The manual mentions that the L-BFGS algorithm used for optimization is deterministic. I should have deterministically generated initial values for all my model parameters, and if I run the optimization twice on the same data on my workstation, I do seem to get exactly the same output. (I set the seed parameter for stan_model.optimizing() just in case, although if I understand correctly it shouldn’t matter if initial values are specified.) I was surprised to see, however, that when I run the same code inside a Docker container (roughly a virtual machine with its own OS) the results can sometimes change significantly. My model is currently ill-conditioned in the sense that optimization will fail for maybe 5% of real data sets (the line search gives up), and the way I first noticed this phenomenon was that some data sets that failed in one environment didn’t fail in the other. When both environments do converge to a solution, the differences in parameter values are quite small (4-5 significant figures are the same), so I guess it’s conceivable that my current model gives rise to numerically unstable optimization problems. Even the initial log joint probability was significantly different (-2000 vs -2400) in one case where one environment blew up and the other didn’t, and I would assume that that at least depends only on the data and initial values (although possibly in a numerically unstable manner in my case).

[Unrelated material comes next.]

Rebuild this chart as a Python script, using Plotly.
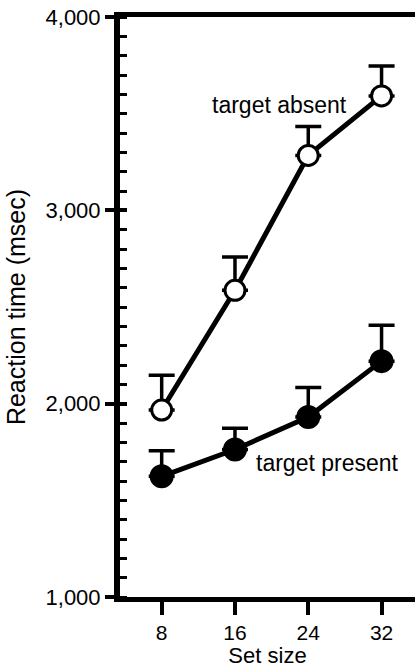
import plotly.graph_objects as go

set_size = [8, 16, 24, 32]
present_rt = [1624, 1763, 1931, 2220]
present_err = [132, 110, 152, 186]
absent_rt = [1967, 2586, 3284, 3592]
absent_err = [180, 173, 150, 154]
y_ticks = [1000, 2000, 3000, 4000]

FONT = "Liberation Sans, Arial, Helvetica, sans-serif"

fig = go.Figure()

fig.add_trace(go.Scatter(
    x=set_size, y=present_rt, mode="lines+markers",
    line=dict(color="black", width=5),
    marker=dict(size=22, color="black", line=dict(color="black", width=2)),
    error_y=dict(type="data", symmetric=False, array=present_err,
                 arrayminus=[0] * len(present_err), color="black",
                 thickness=3.5, width=13),
    showlegend=False, hoverinfo="skip", cliponaxis=False,
))
fig.add_trace(go.Scatter(
    x=set_size, y=absent_rt, mode="lines+markers",
    line=dict(color="black", width=5),
    marker=dict(size=20, color="white", line=dict(color="black", width=3)),
    error_y=dict(type="data", symmetric=False, array=absent_err,
                 arrayminus=[0] * len(absent_err), color="black",
                 thickness=3.5, width=13),
    showlegend=False, hoverinfo="skip", cliponaxis=False,
))
# dummy trace for the overlay axis carrying inside major ticks
fig.add_trace(go.Scatter(x=[None], y=[None], yaxis="y2", showlegend=False,
                         hoverinfo="skip"))

fig.add_annotation(x=20.9, y=3544, text="target absent", showarrow=False,
                   font=dict(family=FONT, size=23, color="black"))
fig.add_annotation(x=26.1, y=1691, text="target present", showarrow=False,
                   font=dict(family=FONT, size=23, color="black"))

fig.update_layout(
    width=415, height=668,
    margin=dict(l=120, r=0, t=17, b=71),
    paper_bgcolor="white", plot_bgcolor="white",
    font=dict(family=FONT, size=22, color="black"),
    xaxis=dict(
        range=[3.45, 35.65], tickvals=set_size, ticktext=[str(v) for v in set_size],
        ticks="outside", ticklen=13, tickwidth=4, tickcolor="black",
        showline=True, linewidth=5, linecolor="black", mirror=True,
        showgrid=False, zeroline=False, automargin=False,
        title=dict(text="Set size", font=dict(size=22), standoff=3),
        tickfont=dict(size=21),
    ),
    yaxis=dict(
        range=[1000, 4000], tickvals=y_ticks, tickformat=",",
        ticks="outside", ticklen=9, tickwidth=4, tickcolor="black",
        showline=True, linewidth=6, linecolor="black",
        showgrid=False, zeroline=False, automargin=False,
        minor=dict(dtick=100, ticks="inside", ticklen=7, tickwidth=3,
                   tickcolor="black", showgrid=False),
        title=dict(text="Reaction time (msec)", font=dict(size=25), standoff=15),
        tickfont=dict(size=22),
    ),
    yaxis2=dict(
        range=[1000, 4000], overlaying="y", side="left", anchor="x",
        tickvals=y_ticks, ticks="inside", ticklen=7, tickwidth=4,
        tickcolor="black", showticklabels=False, showline=False,
        showgrid=False, zeroline=False,
    ),
)

fig.write_html("out.html", config={"displayModeBar": False},
               post_script="document.body.style.margin='0';document.body.style.padding='0';")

The model does produce good results whenever the optimization converges, so it’s not complete garbage, just somewhat ill-conditioned.

The Docker container should have exactly the same python packages, in particular the same version of pystan (2.19.1.1). The OS is different (some flavor of linux vs macOS 10.14.5) and things like the C++ compiler used may well be different, but I optimistically assumed that details like these would at most cause insignificant differences due to the way floating point computation works. Of course if my numerical stability hypothesis is true, then this might be enough to explain the behavior I’ve observed.

Unfortunately I can’t really share the model or the data, and the details would be unreasonably involved anyway. I just thought I’d check if it’s possible to say anything about the following questions in general:

- Apart from numerical issues, should the optimization output depend only on the data, the initial values and the version of (py)stan that is used?
- Is it typical for ill-conditioned models to produce numerically unstable optimization problems, in which case all bets are naturally off? (I realize that this is an ill-conditioned question. :) What I’m going for is that, while I’m sure it’s trivial to construct a model that gives rise to a numerically unstable optimization problem, someone with experience or more understanding of numerical analysis and stan’s internals may be able to say something about whether this is likely to happen in practice if there are no glaring problems with parameter scaling, matrix condition numbers etc.)